Gather from the material every line that contains the string "with".

↓

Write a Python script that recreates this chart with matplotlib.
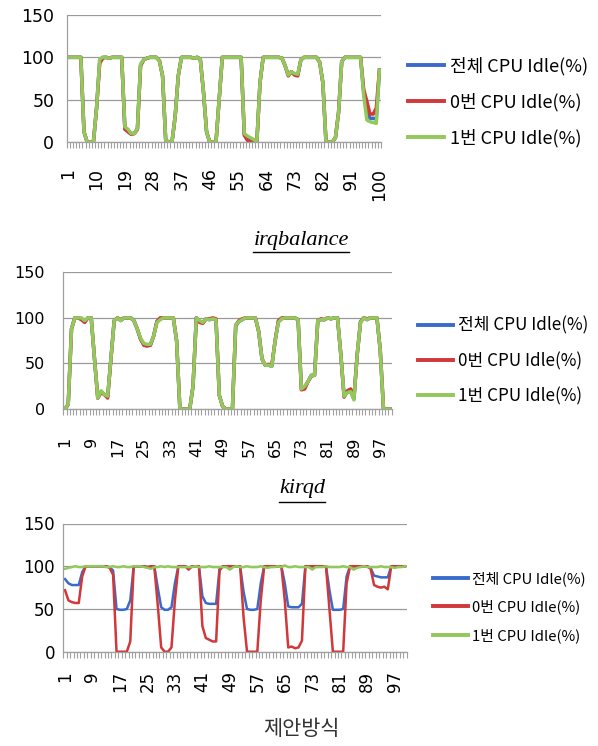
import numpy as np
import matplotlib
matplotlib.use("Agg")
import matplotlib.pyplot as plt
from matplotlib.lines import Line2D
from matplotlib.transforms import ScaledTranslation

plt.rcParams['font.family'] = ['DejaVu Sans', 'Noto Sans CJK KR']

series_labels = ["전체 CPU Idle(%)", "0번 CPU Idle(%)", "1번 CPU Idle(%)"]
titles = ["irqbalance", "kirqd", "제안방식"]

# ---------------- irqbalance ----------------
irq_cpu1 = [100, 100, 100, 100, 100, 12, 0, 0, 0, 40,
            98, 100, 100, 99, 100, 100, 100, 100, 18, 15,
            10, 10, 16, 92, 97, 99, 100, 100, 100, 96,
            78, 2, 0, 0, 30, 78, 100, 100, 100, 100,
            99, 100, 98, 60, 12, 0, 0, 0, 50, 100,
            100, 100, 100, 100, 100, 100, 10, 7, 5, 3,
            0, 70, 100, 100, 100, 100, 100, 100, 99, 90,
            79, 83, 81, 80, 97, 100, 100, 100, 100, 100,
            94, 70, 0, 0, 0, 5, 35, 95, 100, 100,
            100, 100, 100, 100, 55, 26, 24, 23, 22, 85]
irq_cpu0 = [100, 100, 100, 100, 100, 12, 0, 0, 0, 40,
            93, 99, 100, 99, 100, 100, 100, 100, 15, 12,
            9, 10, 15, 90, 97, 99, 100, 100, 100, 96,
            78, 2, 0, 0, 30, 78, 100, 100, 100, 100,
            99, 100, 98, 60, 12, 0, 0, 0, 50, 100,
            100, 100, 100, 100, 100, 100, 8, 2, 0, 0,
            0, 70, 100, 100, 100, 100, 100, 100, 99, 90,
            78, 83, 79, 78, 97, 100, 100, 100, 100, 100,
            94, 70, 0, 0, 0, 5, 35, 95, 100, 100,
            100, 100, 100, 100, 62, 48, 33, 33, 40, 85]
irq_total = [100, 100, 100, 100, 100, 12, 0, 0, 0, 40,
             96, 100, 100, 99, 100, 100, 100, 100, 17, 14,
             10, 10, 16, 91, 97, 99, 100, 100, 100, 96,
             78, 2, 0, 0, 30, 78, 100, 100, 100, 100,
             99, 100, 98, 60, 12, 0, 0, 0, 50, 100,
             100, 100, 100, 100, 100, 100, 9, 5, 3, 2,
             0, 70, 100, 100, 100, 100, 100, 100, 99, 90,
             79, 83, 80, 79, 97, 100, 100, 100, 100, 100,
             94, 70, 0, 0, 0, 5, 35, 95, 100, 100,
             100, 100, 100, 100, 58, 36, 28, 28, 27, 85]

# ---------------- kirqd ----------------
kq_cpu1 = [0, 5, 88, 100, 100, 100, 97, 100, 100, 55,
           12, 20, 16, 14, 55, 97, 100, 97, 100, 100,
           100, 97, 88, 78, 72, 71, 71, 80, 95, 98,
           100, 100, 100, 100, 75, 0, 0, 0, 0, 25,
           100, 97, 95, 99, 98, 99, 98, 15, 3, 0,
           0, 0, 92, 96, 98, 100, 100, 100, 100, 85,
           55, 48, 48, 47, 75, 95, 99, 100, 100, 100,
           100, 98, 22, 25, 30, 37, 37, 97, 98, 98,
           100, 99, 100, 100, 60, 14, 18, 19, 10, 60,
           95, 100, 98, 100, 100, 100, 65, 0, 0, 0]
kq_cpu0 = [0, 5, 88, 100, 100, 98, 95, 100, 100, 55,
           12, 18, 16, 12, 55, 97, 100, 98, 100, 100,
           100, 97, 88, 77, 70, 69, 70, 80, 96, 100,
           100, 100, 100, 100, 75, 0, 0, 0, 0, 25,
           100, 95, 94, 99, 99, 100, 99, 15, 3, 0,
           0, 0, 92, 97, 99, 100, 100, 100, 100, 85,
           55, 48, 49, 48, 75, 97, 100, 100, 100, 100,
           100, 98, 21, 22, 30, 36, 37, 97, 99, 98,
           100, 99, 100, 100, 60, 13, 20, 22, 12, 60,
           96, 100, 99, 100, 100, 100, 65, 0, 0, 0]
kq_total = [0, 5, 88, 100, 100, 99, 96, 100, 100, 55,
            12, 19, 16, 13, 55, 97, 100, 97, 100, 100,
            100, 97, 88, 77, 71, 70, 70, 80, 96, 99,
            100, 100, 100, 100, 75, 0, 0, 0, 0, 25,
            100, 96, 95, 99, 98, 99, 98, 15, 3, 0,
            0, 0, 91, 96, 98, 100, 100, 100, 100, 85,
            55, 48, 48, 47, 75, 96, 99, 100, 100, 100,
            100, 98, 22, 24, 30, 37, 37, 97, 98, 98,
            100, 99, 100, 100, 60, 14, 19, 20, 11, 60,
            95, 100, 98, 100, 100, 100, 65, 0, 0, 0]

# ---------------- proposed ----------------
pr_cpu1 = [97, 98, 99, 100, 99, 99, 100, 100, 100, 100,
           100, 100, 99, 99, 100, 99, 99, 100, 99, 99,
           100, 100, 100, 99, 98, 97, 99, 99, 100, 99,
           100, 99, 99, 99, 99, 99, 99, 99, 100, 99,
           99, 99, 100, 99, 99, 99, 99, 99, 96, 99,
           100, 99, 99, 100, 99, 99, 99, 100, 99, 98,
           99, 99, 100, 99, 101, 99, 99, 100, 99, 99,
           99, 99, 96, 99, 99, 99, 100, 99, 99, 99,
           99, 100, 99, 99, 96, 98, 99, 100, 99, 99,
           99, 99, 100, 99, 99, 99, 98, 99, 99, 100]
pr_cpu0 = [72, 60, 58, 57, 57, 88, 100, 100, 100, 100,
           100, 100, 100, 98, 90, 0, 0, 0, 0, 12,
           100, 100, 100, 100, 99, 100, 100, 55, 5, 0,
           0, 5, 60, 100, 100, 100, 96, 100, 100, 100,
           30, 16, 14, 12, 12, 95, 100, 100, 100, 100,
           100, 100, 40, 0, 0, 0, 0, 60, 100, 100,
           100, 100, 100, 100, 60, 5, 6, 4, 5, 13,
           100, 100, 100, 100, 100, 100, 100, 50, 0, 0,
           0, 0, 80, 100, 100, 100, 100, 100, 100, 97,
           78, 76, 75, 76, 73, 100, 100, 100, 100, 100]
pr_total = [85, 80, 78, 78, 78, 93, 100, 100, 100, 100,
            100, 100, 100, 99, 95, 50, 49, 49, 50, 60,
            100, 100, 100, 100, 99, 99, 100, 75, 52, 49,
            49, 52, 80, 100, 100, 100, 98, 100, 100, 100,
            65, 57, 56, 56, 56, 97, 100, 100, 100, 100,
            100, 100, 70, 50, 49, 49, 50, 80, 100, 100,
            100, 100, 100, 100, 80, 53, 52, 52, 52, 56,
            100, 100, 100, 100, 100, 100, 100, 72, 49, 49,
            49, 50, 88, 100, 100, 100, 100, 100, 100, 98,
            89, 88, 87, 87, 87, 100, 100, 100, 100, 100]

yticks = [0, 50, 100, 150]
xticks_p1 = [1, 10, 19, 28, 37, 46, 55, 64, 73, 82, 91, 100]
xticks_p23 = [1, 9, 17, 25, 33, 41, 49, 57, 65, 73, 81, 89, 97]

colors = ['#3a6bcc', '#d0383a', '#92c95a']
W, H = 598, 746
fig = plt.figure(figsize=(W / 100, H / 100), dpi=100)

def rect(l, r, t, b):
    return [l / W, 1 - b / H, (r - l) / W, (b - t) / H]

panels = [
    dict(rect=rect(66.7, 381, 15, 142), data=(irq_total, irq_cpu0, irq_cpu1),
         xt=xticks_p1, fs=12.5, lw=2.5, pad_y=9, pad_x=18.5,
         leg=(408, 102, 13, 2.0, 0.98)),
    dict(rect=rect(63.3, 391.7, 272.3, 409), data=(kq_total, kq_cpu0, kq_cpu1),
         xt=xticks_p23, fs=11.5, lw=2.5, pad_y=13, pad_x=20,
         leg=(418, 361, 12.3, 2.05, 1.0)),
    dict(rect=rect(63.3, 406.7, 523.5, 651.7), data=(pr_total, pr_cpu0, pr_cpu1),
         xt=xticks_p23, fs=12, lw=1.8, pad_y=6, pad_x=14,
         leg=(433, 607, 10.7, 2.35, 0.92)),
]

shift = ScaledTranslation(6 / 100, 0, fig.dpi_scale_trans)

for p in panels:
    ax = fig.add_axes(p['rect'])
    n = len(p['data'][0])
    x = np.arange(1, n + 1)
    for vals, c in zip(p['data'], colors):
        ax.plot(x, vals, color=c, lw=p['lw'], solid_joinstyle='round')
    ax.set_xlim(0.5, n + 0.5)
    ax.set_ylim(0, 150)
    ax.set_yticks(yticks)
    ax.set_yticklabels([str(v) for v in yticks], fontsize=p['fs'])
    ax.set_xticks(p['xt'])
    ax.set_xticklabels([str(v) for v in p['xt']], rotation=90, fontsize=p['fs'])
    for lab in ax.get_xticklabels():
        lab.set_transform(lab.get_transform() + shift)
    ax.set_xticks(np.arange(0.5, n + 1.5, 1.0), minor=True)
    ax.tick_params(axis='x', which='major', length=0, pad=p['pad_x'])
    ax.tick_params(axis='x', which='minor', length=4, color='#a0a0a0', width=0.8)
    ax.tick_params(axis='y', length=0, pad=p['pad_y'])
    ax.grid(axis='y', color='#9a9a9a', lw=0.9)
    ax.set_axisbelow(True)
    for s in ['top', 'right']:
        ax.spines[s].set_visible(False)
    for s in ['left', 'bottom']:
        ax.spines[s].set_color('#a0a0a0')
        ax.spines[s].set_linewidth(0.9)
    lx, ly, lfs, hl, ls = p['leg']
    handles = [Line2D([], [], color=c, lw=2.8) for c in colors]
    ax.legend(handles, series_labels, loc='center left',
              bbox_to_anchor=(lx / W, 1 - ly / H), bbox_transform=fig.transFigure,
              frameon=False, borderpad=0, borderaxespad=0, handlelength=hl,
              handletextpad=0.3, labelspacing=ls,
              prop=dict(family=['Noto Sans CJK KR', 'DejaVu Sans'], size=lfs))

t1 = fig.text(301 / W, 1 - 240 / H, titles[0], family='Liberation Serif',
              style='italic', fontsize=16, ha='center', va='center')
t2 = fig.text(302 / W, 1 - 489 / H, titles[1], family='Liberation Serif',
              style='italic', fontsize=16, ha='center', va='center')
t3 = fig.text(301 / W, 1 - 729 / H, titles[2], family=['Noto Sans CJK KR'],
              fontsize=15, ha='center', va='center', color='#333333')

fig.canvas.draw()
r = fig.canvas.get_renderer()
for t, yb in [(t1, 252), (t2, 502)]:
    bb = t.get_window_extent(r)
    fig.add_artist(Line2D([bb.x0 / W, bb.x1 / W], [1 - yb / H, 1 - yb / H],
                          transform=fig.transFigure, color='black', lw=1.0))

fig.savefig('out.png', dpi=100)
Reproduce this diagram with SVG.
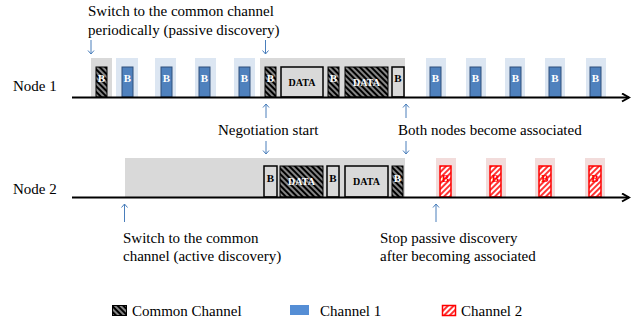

↑

The output:
Write a Python script that recreates this chart with matplotlib.
Reproduce this diagram with SVG.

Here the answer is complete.